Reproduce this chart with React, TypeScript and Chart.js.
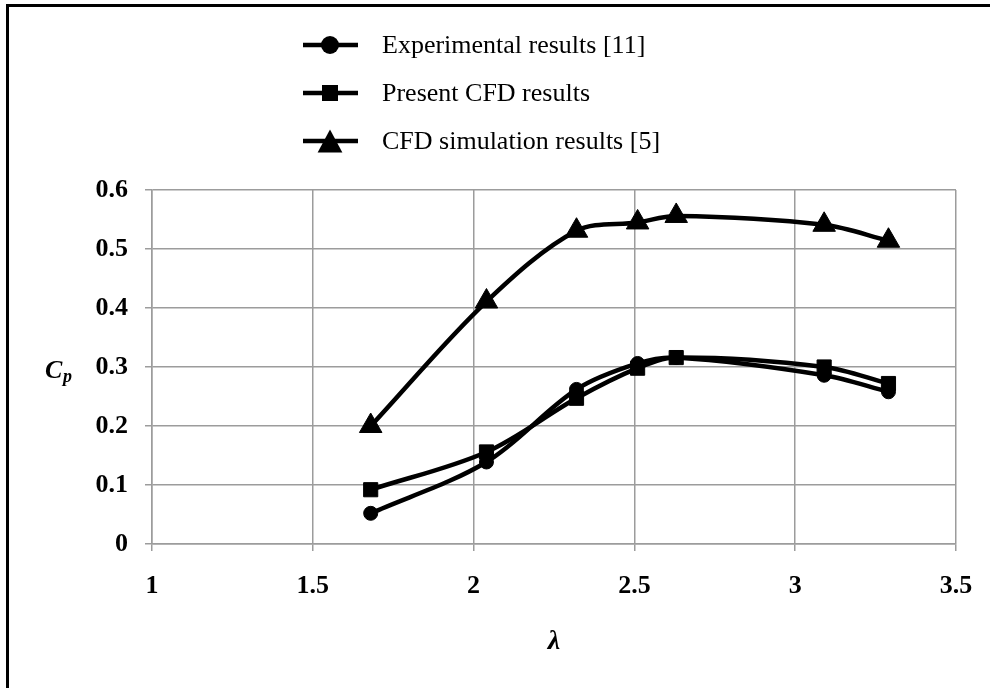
import { useEffect, useRef } from 'react';
import { Chart, registerables } from 'chart.js';

Chart.register(...registerables);

const lambdaValues = [1.68, 2.04, 2.32, 2.51, 2.63, 3.09, 3.29];
const experimentalCp = [0.052, 0.139, 0.262, 0.306, 0.316, 0.286, 0.258];
const presentCfdCp = [0.092, 0.156, 0.247, 0.298, 0.316, 0.300, 0.272];
const cfdSimulationCp = [0.2, 0.411, 0.531, 0.545, 0.556, 0.541, 0.514];
const seriesLabels = ['Experimental results [11]', 'Present CFD results', 'CFD simulation results [5]'];
const seriesStyles = ['circle', 'rect', 'triangle'];
const xTickValues = [1, 1.5, 2, 2.5, 3, 3.5];
const yTickValues = [0, 0.1, 0.2, 0.3, 0.4, 0.5, 0.6];

const FONT = '"Liberation Serif", "Times New Roman", serif';
const GRID = '#9c9c9c';

function drawMarker(ctx: CanvasRenderingContext2D, style: string, x: number, y: number, r: number) {
  ctx.beginPath();
  if (style === 'circle') {
    ctx.arc(x, y, r, 0, Math.PI * 2);
  } else if (style === 'rect') {
    ctx.rect(x - r, y - r, 2 * r, 2 * r);
  } else {
    const h = r * 1.6;
    const w = r * 1.75;
    ctx.moveTo(x, y - h / 2 - 1);
    ctx.lineTo(x + w / 2 + 1, y + h / 2 + 1);
    ctx.lineTo(x - w / 2 - 1, y + h / 2 + 1);
    ctx.closePath();
  }
  ctx.fillStyle = '#000';
  ctx.fill();
}

const overlayPlugin = {
  id: 'overlay',
  afterDraw(chart: any) {
    const ctx: CanvasRenderingContext2D = chart.ctx;
    ctx.save();
    const legendR: Record<string, number> = { circle: 9, rect: 8, triangle: 13 };
    chart.data.datasets.forEach((ds: any, i: number) => {
      const y = 45 + i * 48;
      ctx.strokeStyle = '#000';
      ctx.lineWidth = 4.5;
      ctx.lineCap = 'butt';
      ctx.beginPath();
      ctx.moveTo(303, y);
      ctx.lineTo(358, y);
      ctx.stroke();
      drawMarker(ctx, ds.pointStyle, 330, y, legendR[ds.pointStyle]);
      ctx.font = '26px ' + FONT;
      ctx.fillStyle = '#000';
      ctx.textAlign = 'left';
      ctx.textBaseline = 'middle';
      ctx.fillText(ds.label, 382, y + 1);
    });
    // y axis title C_p
    ctx.fillStyle = '#000';
    ctx.textAlign = 'left';
    ctx.textBaseline = 'alphabetic';
    ctx.font = 'italic bold 26px ' + FONT;
    ctx.fillText('C', 45, 378);
    ctx.font = 'italic bold 18px ' + FONT;
    ctx.fillText('p', 63, 382);
    // x axis title lambda
    ctx.font = 'italic bold 28px ' + FONT;
    ctx.textAlign = 'center';
    ctx.fillText('λ', 554, 649);
    ctx.restore();
  },
};

export default function App() {
  const canvasRef = useRef<HTMLCanvasElement>(null);

  useEffect(() => {
    document.body.style.margin = '0';
    const canvas = canvasRef.current;
    if (!canvas) return;
    const seriesData = [experimentalCp, presentCfdCp, cfdSimulationCp];
    const chart = new Chart(canvas, {
      type: 'line',
      data: {
        datasets: seriesData.map((vals, i) => ({
          label: seriesLabels[i],
          data: lambdaValues.map((x, j) => ({ x, y: vals[j] })),
          borderColor: '#000',
          backgroundColor: '#000',
          borderWidth: 4.5,
          borderCapStyle: 'round',
          borderJoinStyle: 'round',
          tension: 0.33,
          fill: false,
          pointStyle: seriesStyles[i],
          pointRadius: seriesStyles[i] === 'circle' ? 7 : seriesStyles[i] === 'rect' ? 10 : 13,
          pointBorderWidth: 1,
          pointBorderColor: '#000',
          pointBackgroundColor: '#000',
        })) as any,
      },
      options: {
        responsive: false,
        animation: false,
        devicePixelRatio: 1,
        events: [],
        layout: { padding: { top: 190, right: 34, left: 0, bottom: 0 } },
        plugins: {
          legend: { display: false },
          tooltip: { enabled: false },
          title: { display: false },
        },
        scales: {
          x: {
            type: 'linear',
            min: 1,
            max: 3.5,
            afterBuildTicks: (scale: any) => {
              scale.ticks = xTickValues.map((v) => ({ value: v }));
            },
            afterFit: (scale: any) => {
              scale.height = 144;
              scale.paddingLeft = 0;
              scale.paddingRight = 0;
            },
            grid: { color: GRID, lineWidth: 1.5, tickLength: 7, drawTicks: true },
            border: { color: GRID, width: 1.5 },
            ticks: {
              color: '#000',
              font: { family: FONT, size: 26, weight: 'bold' },
              padding: 20,
              maxRotation: 0,
              callback: (v: any) => String(Number(v)),
            },
          },
          y: {
            type: 'linear',
            min: 0,
            max: 0.6,
            afterBuildTicks: (scale: any) => {
              scale.ticks = yTickValues.map((v) => ({ value: v }));
            },
            afterFit: (scale: any) => {
              scale.width = 152;
              scale.paddingTop = 0;
              scale.paddingBottom = 0;
            },
            grid: { color: GRID, lineWidth: 1.5, tickLength: 7, drawTicks: true },
            border: { color: GRID, width: 1.5 },
            ticks: {
              color: '#000',
              font: { family: FONT, size: 26, weight: 'bold' },
              padding: 17,
              callback: (v: any) => String(Number(v)),
            },
          },
        },
      } as any,
      plugins: [overlayPlugin as any],
    });
    return () => chart.destroy();
  }, []);

  return (
    <div style={{ position: 'relative', width: 990, height: 688, overflow: 'hidden', background: '#fff' }}>
      <div
        style={{
          position: 'absolute',
          left: 6,
          top: 4,
          width: 1000,
          height: 700,
          borderLeft: '3px solid #000',
          borderTop: '3px solid #000',
          boxSizing: 'border-box',
        }}
      />
      <canvas ref={canvasRef} width={990} height={688} style={{ position: 'absolute', left: 0, top: 0 }} />
    </div>
  );
}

○ ○ ○ ○

Without the images, write out each line of the data verbatim.

Reproduce this chart with React, TypeScript and Chart.js.
import { useEffect, useRef } from 'react';
import { Chart, registerables } from 'chart.js';

Chart.register(...registerables);

const lambdaValues = [1.68, 2.04, 2.32, 2.51, 2.63, 3.09, 3.29];
const experimentalCp = [0.052, 0.139, 0.262, 0.306, 0.316, 0.286, 0.258];
const presentCfdCp = [0.092, 0.156, 0.247, 0.298, 0.316, 0.300, 0.272];
const cfdSimulationCp = [0.2, 0.411, 0.531, 0.545, 0.556, 0.541, 0.514];
const seriesLabels = ['Experimental results [11]', 'Present CFD results', 'CFD simulation results [5]'];
const seriesStyles = ['circle', 'rect', 'triangle'];
const xTickValues = [1, 1.5, 2, 2.5, 3, 3.5];
const yTickValues = [0, 0.1, 0.2, 0.3, 0.4, 0.5, 0.6];

const FONT = '"Liberation Serif", "Times New Roman", serif';
const GRID = '#9c9c9c';

function drawMarker(ctx: CanvasRenderingContext2D, style: string, x: number, y: number, r: number) {
  ctx.beginPath();
  if (style === 'circle') {
    ctx.arc(x, y, r, 0, Math.PI * 2);
  } else if (style === 'rect') {
    ctx.rect(x - r, y - r, 2 * r, 2 * r);
  } else {
    const h = r * 1.6;
    const w = r * 1.75;
    ctx.moveTo(x, y - h / 2 - 1);
    ctx.lineTo(x + w / 2 + 1, y + h / 2 + 1);
    ctx.lineTo(x - w / 2 - 1, y + h / 2 + 1);
    ctx.closePath();
  }
  ctx.fillStyle = '#000';
  ctx.fill();
}

const overlayPlugin = {
  id: 'overlay',
  afterDraw(chart: any) {
    const ctx: CanvasRenderingContext2D = chart.ctx;
    ctx.save();
    const legendR: Record<string, number> = { circle: 9, rect: 8, triangle: 13 };
    chart.data.datasets.forEach((ds: any, i: number) => {
      const y = 45 + i * 48;
      ctx.strokeStyle = '#000';
      ctx.lineWidth = 4.5;
      ctx.lineCap = 'butt';
      ctx.beginPath();
      ctx.moveTo(303, y);
      ctx.lineTo(358, y);
      ctx.stroke();
      drawMarker(ctx, ds.pointStyle, 330, y, legendR[ds.pointStyle]);
      ctx.font = '26px ' + FONT;
      ctx.fillStyle = '#000';
      ctx.textAlign = 'left';
      ctx.textBaseline = 'middle';
      ctx.fillText(ds.label, 382, y + 1);
    });
    // y axis title C_p
    ctx.fillStyle = '#000';
    ctx.textAlign = 'left';
    ctx.textBaseline = 'alphabetic';
    ctx.font = 'italic bold 26px ' + FONT;
    ctx.fillText('C', 45, 378);
    ctx.font = 'italic bold 18px ' + FONT;
    ctx.fillText('p', 63, 382);
    // x axis title lambda
    ctx.font = 'italic bold 28px ' + FONT;
    ctx.textAlign = 'center';
    ctx.fillText('λ', 554, 649);
    ctx.restore();
  },
};

export default function App() {
  const canvasRef = useRef<HTMLCanvasElement>(null);

  useEffect(() => {
    document.body.style.margin = '0';
    const canvas = canvasRef.current;
    if (!canvas) return;
    const seriesData = [experimentalCp, presentCfdCp, cfdSimulationCp];
    const chart = new Chart(canvas, {
      type: 'line',
      data: {
        datasets: seriesData.map((vals, i) => ({
          label: seriesLabels[i],
          data: lambdaValues.map((x, j) => ({ x, y: vals[j] })),
          borderColor: '#000',
          backgroundColor: '#000',
          borderWidth: 4.5,
          borderCapStyle: 'round',
          borderJoinStyle: 'round',
          tension: 0.33,
          fill: false,
          pointStyle: seriesStyles[i],
          pointRadius: seriesStyles[i] === 'circle' ? 7 : seriesStyles[i] === 'rect' ? 10 : 13,
          pointBorderWidth: 1,
          pointBorderColor: '#000',
          pointBackgroundColor: '#000',
        })) as any,
      },
      options: {
        responsive: false,
        animation: false,
        devicePixelRatio: 1,
        events: [],
        layout: { padding: { top: 190, right: 34, left: 0, bottom: 0 } },
        plugins: {
          legend: { display: false },
          tooltip: { enabled: false },
          title: { display: false },
        },
        scales: {
          x: {
            type: 'linear',
            min: 1,
            max: 3.5,
            afterBuildTicks: (scale: any) => {
              scale.ticks = xTickValues.map((v) => ({ value: v }));
            },
            afterFit: (scale: any) => {
              scale.height = 144;
              scale.paddingLeft = 0;
              scale.paddingRight = 0;
            },
            grid: { color: GRID, lineWidth: 1.5, tickLength: 7, drawTicks: true },
            border: { color: GRID, width: 1.5 },
            ticks: {
              color: '#000',
              font: { family: FONT, size: 26, weight: 'bold' },
              padding: 20,
              maxRotation: 0,
              callback: (v: any) => String(Number(v)),
            },
          },
          y: {
            type: 'linear',
            min: 0,
            max: 0.6,
            afterBuildTicks: (scale: any) => {
              scale.ticks = yTickValues.map((v) => ({ value: v }));
            },
            afterFit: (scale: any) => {
              scale.width = 152;
              scale.paddingTop = 0;
              scale.paddingBottom = 0;
            },
            grid: { color: GRID, lineWidth: 1.5, tickLength: 7, drawTicks: true },
            border: { color: GRID, width: 1.5 },
            ticks: {
              color: '#000',
              font: { family: FONT, size: 26, weight: 'bold' },
              padding: 17,
              callback: (v: any) => String(Number(v)),
            },
          },
        },
      } as any,
      plugins: [overlayPlugin as any],
    });
    return () => chart.destroy();
  }, []);

  return (
    <div style={{ position: 'relative', width: 990, height: 688, overflow: 'hidden', background: '#fff' }}>
      <div
        style={{
          position: 'absolute',
          left: 6,
          top: 4,
          width: 1000,
          height: 700,
          borderLeft: '3px solid #000',
          borderTop: '3px solid #000',
          boxSizing: 'border-box',
        }}
      />
      <canvas ref={canvasRef} width={990} height={688} style={{ position: 'absolute', left: 0, top: 0 }} />
    </div>
  );
}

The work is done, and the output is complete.